REPUBLIKA.CO.ID, YOGYAKARTA -- Peringatan Boyongan Kedaton menjadi momentum penting untuk mengenang perpindahan Keraton Yogyakarta pada 7 Oktober 1756 Masehi. Acara yang berlangsung di Kawasan Titik Nol Kilometer Yogyakarta, pada Selasa (7/10/2025) tersebut dihadiri oleh Wali Kota Yogyakarta, Wakil Wali Kota, Kapolres, hingga tokoh masyarakat.
Acara ini menghadirkan berbagai penampilan, antara lain Sanggar Biola Quinta, Pecak Keluarga Madura Yogyakarta, Hadroh, serta doa lintas agama yang mencerminkan kerukunan dan keberagaman masyarakat.

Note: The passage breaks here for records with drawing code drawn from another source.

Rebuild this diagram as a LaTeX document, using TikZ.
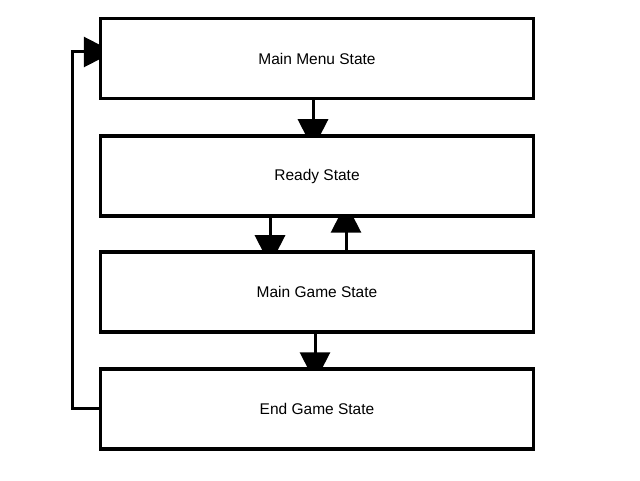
\documentclass[tikz,border=0pt]{standalone}
\usepackage{fontspec}
\setmainfont{Liberation Sans}
\usetikzlibrary{arrows.meta,backgrounds}
\begin{document}
\begin{tikzpicture}[x=1pt,y=1pt,
  statebox/.style={draw=black,fill=white,line width=3.5pt,minimum width=433pt,minimum height=80pt,inner sep=0pt,font=\fontsize{15.5}{18}\selectfont},
  arr/.style={line width=3pt,-{Triangle[width=30pt,length=30pt]}}]
\useasboundingbox (0,0) rectangle (640,480);
\node[statebox] (menu) at (317,421.5) {Main Menu State};
\node[statebox] (ready) at (317,304) {Ready State};
\node[statebox] (game) at (317,188) {Main Game State};
\node[statebox] (end) at (317,71) {End Game State};
\coordinate (lx) at (72,0);
\begin{scope}[on background layer]
\draw[arr] (menu.south -| 313,0) -- ([yshift=-15pt]ready.north -| 313,0);
\draw[arr] (ready.south -| 270,0) -- ([yshift=-15pt]game.north -| 270,0);
\draw[arr] (game.north -| 346,0) -- ([yshift=15pt]ready.south -| 346,0);
\draw[arr] (game.south -| 315,0) -- ([yshift=-15pt]end.north -| 315,0);
\draw[arr] ([yshift=1pt]end.west) -| (lx |- 0,428) -- ([xshift=15pt]menu.west |- 0,428);
\end{scope}
\end{tikzpicture}
\end{document}
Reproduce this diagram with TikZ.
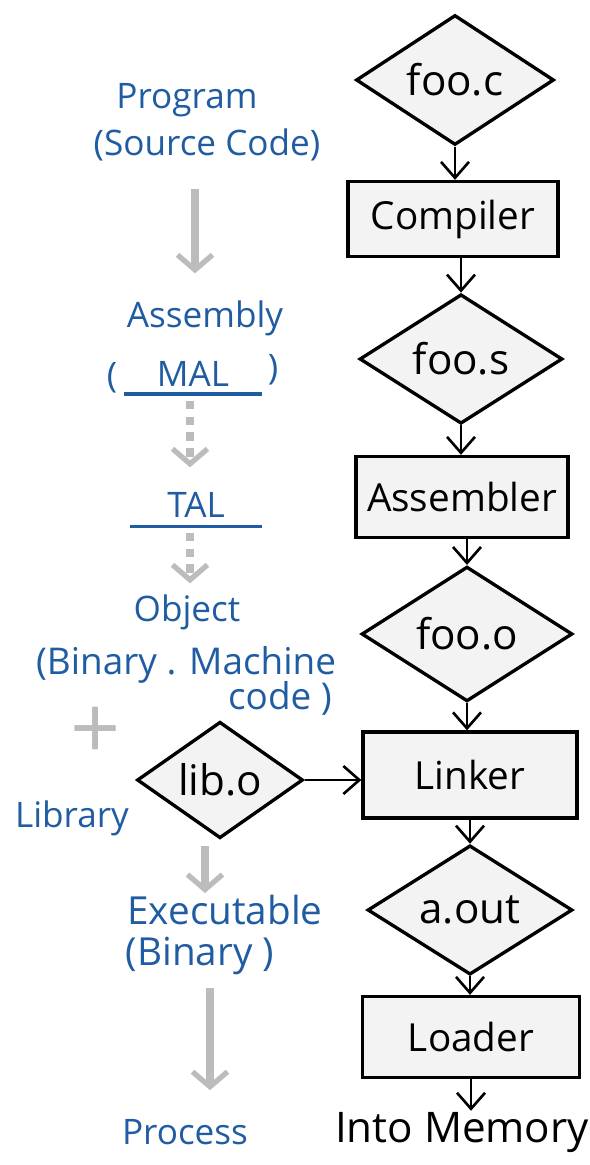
\documentclass[tikz,border=0pt]{standalone}
\usepackage{fontspec}
\setmainfont{Open Sans}
\usetikzlibrary{shapes.geometric,arrows.meta,positioning}

\definecolor{ink}{RGB}{32,92,162}
\definecolor{pencil}{RGB}{188,188,188}
\definecolor{paper}{RGB}{243,243,243}

\tikzset{
  file/.style={draw,line width=1.9pt,fill=paper,diamond,inner sep=0pt,font=\fontsize{24}{26}\selectfont},
  tool/.style={draw,line width=1.9pt,fill=paper,rectangle,minimum width=4.24cm,minimum height=1.62cm,font=\fontsize{22}{24}\selectfont},
  flow/.style={line width=1.5pt,-{Straight Barb[length=3.2mm,width=5.6mm]}},
  stage/.style={text=ink,inner sep=1pt,font=\fontsize{20}{22}\selectfont},
  hint/.style={pencil,line width=4.5pt,-{Straight Barb[length=3mm,width=7mm,line width=3pt]}},
  gap/.style={dash pattern=on 5pt off 4pt},
}

\begin{document}
\begin{tikzpicture}[x=0.02cm,y=-0.02cm]
\useasboundingbox (0,0) rectangle (590,1165);

% tool chain, right column
\node[file,minimum width=3.96cm,minimum height=2.6cm] (fooc) at (455,80) {foo.c};
\node[tool,minimum width=4.2cm,minimum height=1.5cm] (compiler) at (453,219) {Compiler};
\node[file,minimum width=4.06cm,minimum height=2.56cm] (foos) at (461,359) {foo.s};
\node[tool] (assembler) at (462,497) {Assembler};
\node[file,minimum width=4.22cm,minimum height=2.34cm] (fooo) at (467,634) {foo.o};
\node[tool,minimum width=4.28cm,minimum height=1.72cm] (linker) at (470,775) {Linker};
\node[file,minimum width=3.32cm,minimum height=2.2cm] (libo) at (220,780) {lib.o};
\node[file,minimum width=4.1cm,minimum height=2.04cm] (aout) at (470,910) {a.out};
\node[tool,minimum width=4.34cm] (loader) at (471,1037) {Loader};
\node[font=\fontsize{24}{26}\selectfont,inner sep=1pt] (memory) at (462,1133) {Into Memory};

\draw[flow] (fooc.south) -- (compiler.north -| fooc.south);
\draw[flow] (compiler.south -| foos.north) -- (foos.north);
\draw[flow] (foos.south) -- (assembler.north -| foos.south);
\draw[flow] (assembler.south -| fooo.north) -- (fooo.north);
\draw[flow] (fooo.south) -- (linker.north -| fooo.south);
\draw[flow] (libo.east) -- (libo.east -| linker.west);
\draw[flow] (linker.south -| aout.north) -- (aout.north);
\draw[flow] (aout.south) -- (loader.north -| aout.south);
\draw[flow] (loader.south) -- (memory.north -| loader.south);

% stages, left column
\node[stage] (program) at (187,100) {Program};
\node[stage] (source) at (207,145) {(Source Code)};
\node[stage] (assembly) at (205,318) {Assembly};
\node[stage,minimum width=2.74cm] (mal) at (193,374) {MAL};
\node[stage] (malopen) at (112,378) {(};
\node[stage] (malclose) at (273,370) {)};
\node[stage,minimum width=2.64cm] (tal) at (196,505) {TAL};
\node[stage] (object) at (187,612) {Object};
\node[stage,font=\fontsize{21}{23}\selectfont] (binmach) at (186,665) {(Binary . Machine};
\node[stage,font=\fontsize{21}{23}\selectfont] (code) at (280,698) {code )};
\node[text=pencil,font=\fontsize{50}{50}\selectfont,inner sep=0pt] (plus) at (96,733) {+};
\node[stage] (library) at (72,818) {Library};
\node[stage,font=\fontsize{22}{24}\selectfont] (executable) at (225,910) {Executable};
\node[stage,font=\fontsize{22}{24}\selectfont] (binary) at (200,956) {(Binary )};
\node[stage] (process) at (185,1132) {Process};

\draw[ink,line width=2pt] ([yshift=-3pt]mal.south west) -- ([yshift=-3pt]mal.south east);
\draw[ink,line width=2pt] ([yshift=-4pt]tal.south west) -- ([yshift=-4pt]tal.south east);

\draw[hint,shorten <=0.52cm,shorten >=0.5cm] (source.south -| 195,0) -- (assembly.north -| 195,0);
\draw[hint,gap,shorten <=0.24cm,shorten >=0.46cm] (mal.south -| 190,0) -- (tal.north -| 190,0);
\draw[hint,gap,shorten <=0.26cm,shorten >=0.18cm] (tal.south -| 190,0) -- (object.north -| 190,0);
\draw[hint,shorten <=0.12cm] (libo.south -| 205,0) -- (executable.north -| 205,0);
\draw[hint,shorten <=0.22cm,shorten >=0.54cm] (binary.south -| 210,0) -- (process.north -| 210,0);
\end{tikzpicture}
\end{document}
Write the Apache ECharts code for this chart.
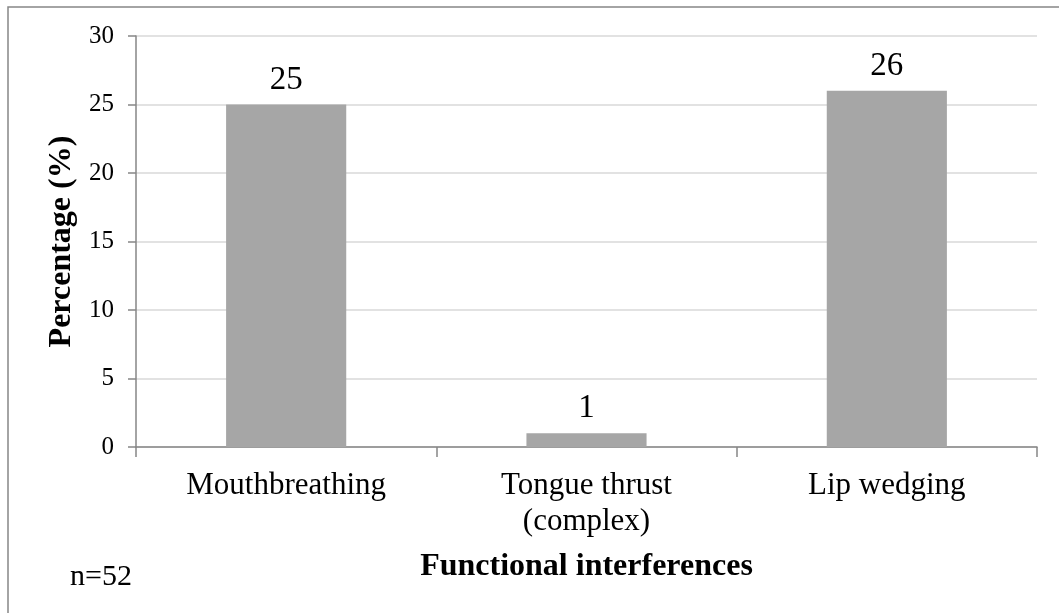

Selain itu turut digelar orasi pemuda dan tokoh Bregada Rakyat Sembada, serta tari Lawung Jajar Yasan Dalem Sri Sultan Hamengku Buwono I.
Momentum peringatan sejarah Boyongan Kedaton, yakni hijrahnya Pangeran Mangkubumi yang jumeneng Noto Sri Sultan Hamengku Buwono I dari Pesanggrahan Ambarketawang ke Keraton Yogyakarta pada 7 Oktober 1756 atau 269 tahun silam, menjadi pengingat penting bagi masyarakat Yogyakarta. Peringatan ini mengajak kita untuk meresapi dan mengaktualisasikan nilai-nilai perjuangan serta semangat pendiri Yogyakarta dalam membangun kota yang berdaulat, berbudaya, dan penuh makna sejarah.
Wakil Wali Kota Yogyakarta, Wawan Harmawan, mengajak seluruh masyarakat untuk bersama-sama menjaga ketenteraman dan keamanan kota. Ia menegaskan bahwa rasa damai dan nyaman yang selama ini menjadi ciri khas Yogyakarta harus terus dipelihara oleh semua pihak.
“Marilah kita jaga Yogyakarta ini agar tetap tentram dan damai, karena semua itu adalah kewajiban kita semua. Mari kita wujudkan bahwa Yogyakarta itu kota yang nyaman, kota yang tenteram, karena kota Yogyakarta itu kota yang istimewa. Mari kita jaga bersama ketentraman dan keamanan kota.” ujarnya.
Perwakilan Tokoh Masyarakat DIY, Suhud, menegaskan bahwa ia mengetahui sedikit-sedikit perkembangan Yogyakarta sejak tahun 1940-an sampai dengan 2025. ia mengatakan Yogyakarta ini kota yang istimewa, memang istimewa sehingga ayem tenteram, sehingga siapa pun yang tinggal di Yogyakarta rasanya tenang dan nyaman.
"Oleh karena itu pesan saya pada rekan-rekan mahasiswa atau pendatang-pendatang yang ada di sini, tolong ikut jaga daerah ini. Tolong dengan filosofi yang mengatakan di mana bumi dipijak, langit dijunjung," ujarnya.
"Saya kebetulan mempunyai tanggung jawab, rumah saya di Kecamatan Kraton. Saya punya tanggung jawab moral, kami ingin menjaga keraton yang merupakan sumber budaya, sumber tata krama, dan sebagainya. Oleh karena itu, budaya keraton yang selalu harus kita pegang itu yang paling sederhana yaitu nguwongke uwong," ungkap Suhud.
Acara ini ditutup dengan penampilan Bregada Rakyat Sembada serta Tari Lawung Jajar Yasan Dalem Sri Sultan Hamengku Buwono I yang menggambarkan semangat keprajuritan dan keagungan budaya Yogyakarta.
Lebih lanjut, sebagai simbol kebersamaan dan rasa syukur, dilanjutkan dengan makan tumpeng bersama yang menandai berakhirnya Peringatan Boyongan Kedaton dengan suasana hangat, guyub, dan penuh makna.